__Short exercise__. Quote every line below exactly and skip any picture.

__Source data__.
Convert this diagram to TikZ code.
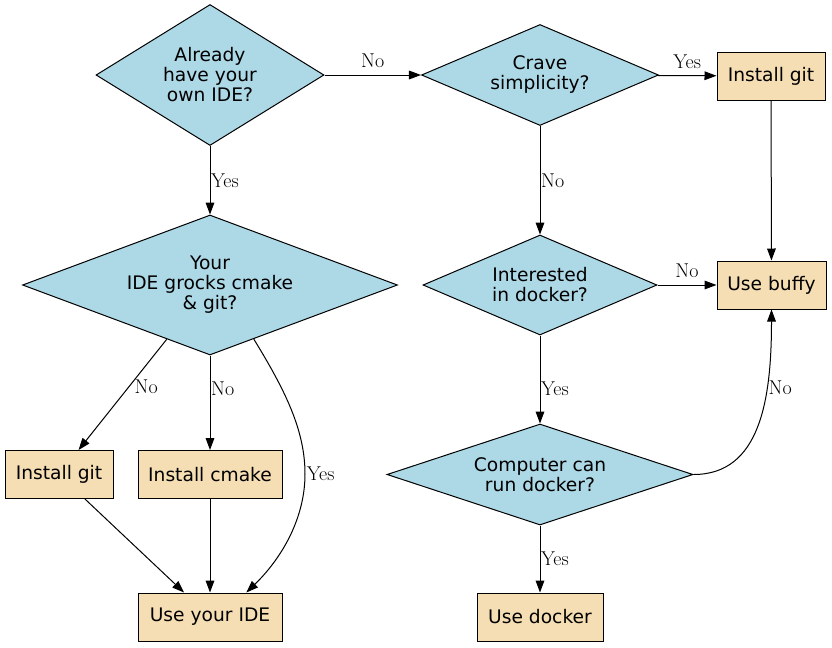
\documentclass[tikz,border=0pt]{standalone}
\usepackage{fontspec}
\newfontfamily\nodefont{DejaVu Sans}
\usetikzlibrary{shapes.geometric,arrows.meta}
\definecolor{dlblue}{HTML}{ADD8E6}
\definecolor{dwheat}{HTML}{F5DEB3}
\begin{document}
\begin{tikzpicture}[x=0.75pt,y=-0.75pt,
  decision/.style={diamond, draw=black, fill=dlblue, line width=0.75pt, inner sep=0pt,
    font=\nodefont\fontsize{14}{15}\selectfont, align=center},
  action/.style={rectangle, draw=black, fill=dwheat, line width=0.75pt, inner sep=0pt,
    minimum height=36pt, font=\nodefont\fontsize{14}{15}\selectfont},
  lbl/.style={font=\fontsize{15}{16}\selectfont, inner sep=1pt},
  arr/.style={-{Triangle[length=9pt,width=6.5pt]}, line width=0.75pt}]
\useasboundingbox (0,0) rectangle (832,647);
% decisions
\node[decision, aspect=1.62, minimum width=171pt, minimum height=105.75pt] (D1) at (210,75) {Already\\have your\\own IDE?};
\node[decision, aspect=2.35, minimum width=177.75pt, minimum height=75.75pt] (D2) at (540,75) {Crave\\simplicity?};
\node[decision, aspect=2.68, minimum width=281.25pt, minimum height=105pt] (D3) at (210,285) {Your\\IDE grocks cmake\\\& git?};
\node[decision, aspect=2.34, minimum width=175.5pt, minimum height=75pt] (D4) at (540,285) {Interested\\in docker?};
\node[decision, aspect=3.05, minimum width=229.5pt, minimum height=75.75pt] (D5) at (540,474.5) {Computer can\\run docker?};
% actions
\node[action, minimum width=81pt] (B1) at (771,76) {Install git};
\node[action, minimum width=81.75pt] (B2) at (771.5,285) {Use buffy};
\node[action, minimum width=81pt] (B3) at (59,474.5) {Install git};
\node[action, minimum width=108pt] (B4) at (210,474.5) {Install cmake};
\node[action, minimum width=108pt] (B5) at (210,617) {Use your IDE};
\node[action, minimum width=94.5pt] (B6) at (540,617) {Use docker};
% connectors
\draw[arr] (D1) -- node[lbl, above=4pt] {No} (D2);
\draw[arr] (D2) -- node[lbl, above=4pt] {Yes} (B1);
\draw[arr] (D1) -- node[lbl, right, inner sep=0.5pt] {Yes} (D3);
\draw[arr] (D2) -- node[lbl, right, inner sep=0.5pt] {No} (D4);
\draw[arr] (B1) -- (B2);
\draw[arr] (D4) -- node[lbl, above=4pt] {No} (B2);
\draw[arr] (D4) -- node[lbl, right, inner sep=0.5pt, pos=0.6] {Yes} (D5);
\draw[arr] (D5) -- node[lbl, right, inner sep=0.5pt, pos=0.49] {Yes} (B6);
\draw[arr] (D5.east) .. controls (760,474.5) and (771.5,400) .. node[lbl, right, pos=0.69] {No} (B2.south);
\draw[arr] (D3) -- node[lbl, right=3pt, pos=0.43] {No} (B3);
\draw[arr] (D3) -- node[lbl, right, inner sep=0.5pt, pos=0.35] {No} (B4);
\draw[arr] (D3.-51) .. controls (285,390) and (305,430) .. (305,474) node[lbl, right] {Yes}
   .. controls (305,520) and (280,560) .. (B5.34);
\draw[arr] (B3) -- (B5);
\draw[arr] (B4) -- (B5);
\end{tikzpicture}
\end{document}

__Output for this exercise__.
Convert this diagram to TikZ code.
\documentclass[tikz,border=0pt]{standalone}
\usepackage{fontspec}
\newfontfamily\nodefont{DejaVu Sans}
\usetikzlibrary{shapes.geometric,arrows.meta}
\definecolor{dlblue}{HTML}{ADD8E6}
\definecolor{dwheat}{HTML}{F5DEB3}
\begin{document}
\begin{tikzpicture}[x=0.75pt,y=-0.75pt,
  decision/.style={diamond, draw=black, fill=dlblue, line width=0.75pt, inner sep=0pt,
    font=\nodefont\fontsize{14}{15}\selectfont, align=center},
  action/.style={rectangle, draw=black, fill=dwheat, line width=0.75pt, inner sep=0pt,
    minimum height=36pt, font=\nodefont\fontsize{14}{15}\selectfont},
  lbl/.style={font=\fontsize{15}{16}\selectfont, inner sep=1pt},
  arr/.style={-{Triangle[length=9pt,width=6.5pt]}, line width=0.75pt}]
\useasboundingbox (0,0) rectangle (832,647);
% decisions
\node[decision, aspect=1.62, minimum width=171pt, minimum height=105.75pt] (D1) at (210,75) {Already\\have your\\own IDE?};
\node[decision, aspect=2.35, minimum width=177.75pt, minimum height=75.75pt] (D2) at (540,75) {Crave\\simplicity?};
\node[decision, aspect=2.68, minimum width=281.25pt, minimum height=105pt] (D3) at (210,285) {Your\\IDE grocks cmake\\\& git?};
\node[decision, aspect=2.34, minimum width=175.5pt, minimum height=75pt] (D4) at (540,285) {Interested\\in docker?};
\node[decision, aspect=3.05, minimum width=229.5pt, minimum height=75.75pt] (D5) at (540,474.5) {Computer can\\run docker?};
% actions
\node[action, minimum width=81pt] (B1) at (771,76) {Install git};
\node[action, minimum width=81.75pt] (B2) at (771.5,285) {Use buffy};
\node[action, minimum width=81pt] (B3) at (59,474.5) {Install git};
\node[action, minimum width=108pt] (B4) at (210,474.5) {Install cmake};
\node[action, minimum width=108pt] (B5) at (210,617) {Use your IDE};
\node[action, minimum width=94.5pt] (B6) at (540,617) {Use docker};
% connectors
\draw[arr] (D1) -- node[lbl, above=4pt] {No} (D2);
\draw[arr] (D2) -- node[lbl, above=4pt] {Yes} (B1);
\draw[arr] (D1) -- node[lbl, right, inner sep=0.5pt] {Yes} (D3);
\draw[arr] (D2) -- node[lbl, right, inner sep=0.5pt] {No} (D4);
\draw[arr] (B1) -- (B2);
\draw[arr] (D4) -- node[lbl, above=4pt] {No} (B2);
\draw[arr] (D4) -- node[lbl, right, inner sep=0.5pt, pos=0.6] {Yes} (D5);
\draw[arr] (D5) -- node[lbl, right, inner sep=0.5pt, pos=0.49] {Yes} (B6);
\draw[arr] (D5.east) .. controls (760,474.5) and (771.5,400) .. node[lbl, right, pos=0.69] {No} (B2.south);
\draw[arr] (D3) -- node[lbl, right=3pt, pos=0.43] {No} (B3);
\draw[arr] (D3) -- node[lbl, right, inner sep=0.5pt, pos=0.35] {No} (B4);
\draw[arr] (D3.-51) .. controls (285,390) and (305,430) .. (305,474) node[lbl, right] {Yes}
   .. controls (305,520) and (280,560) .. (B5.34);
\draw[arr] (B3) -- (B5);
\draw[arr] (B4) -- (B5);
\end{tikzpicture}
\end{document}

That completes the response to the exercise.